• Provided records:
※

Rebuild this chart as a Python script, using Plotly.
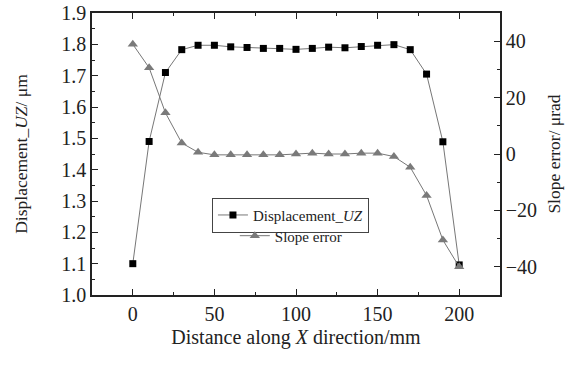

※

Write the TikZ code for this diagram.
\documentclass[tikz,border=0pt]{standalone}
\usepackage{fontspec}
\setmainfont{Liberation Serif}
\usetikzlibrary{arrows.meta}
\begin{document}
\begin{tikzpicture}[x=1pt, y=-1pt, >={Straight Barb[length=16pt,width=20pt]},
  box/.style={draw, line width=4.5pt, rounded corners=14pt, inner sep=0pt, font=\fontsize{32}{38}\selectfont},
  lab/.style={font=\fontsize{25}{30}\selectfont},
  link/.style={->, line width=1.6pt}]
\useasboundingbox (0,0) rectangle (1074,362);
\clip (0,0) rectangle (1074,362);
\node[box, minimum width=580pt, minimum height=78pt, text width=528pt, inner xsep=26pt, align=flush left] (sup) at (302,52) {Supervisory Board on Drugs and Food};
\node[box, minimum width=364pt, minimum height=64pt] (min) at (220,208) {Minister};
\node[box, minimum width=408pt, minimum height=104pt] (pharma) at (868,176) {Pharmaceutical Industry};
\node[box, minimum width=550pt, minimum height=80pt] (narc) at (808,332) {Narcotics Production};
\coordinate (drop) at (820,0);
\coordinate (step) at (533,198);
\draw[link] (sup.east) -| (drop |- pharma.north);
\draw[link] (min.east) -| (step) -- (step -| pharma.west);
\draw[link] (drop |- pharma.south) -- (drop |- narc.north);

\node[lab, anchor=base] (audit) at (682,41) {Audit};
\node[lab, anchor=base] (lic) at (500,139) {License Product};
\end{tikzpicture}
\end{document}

※

• Exercise instructions: Among the lines above, count those containing the word "this" and give nothing but the result.

• Answer below: 2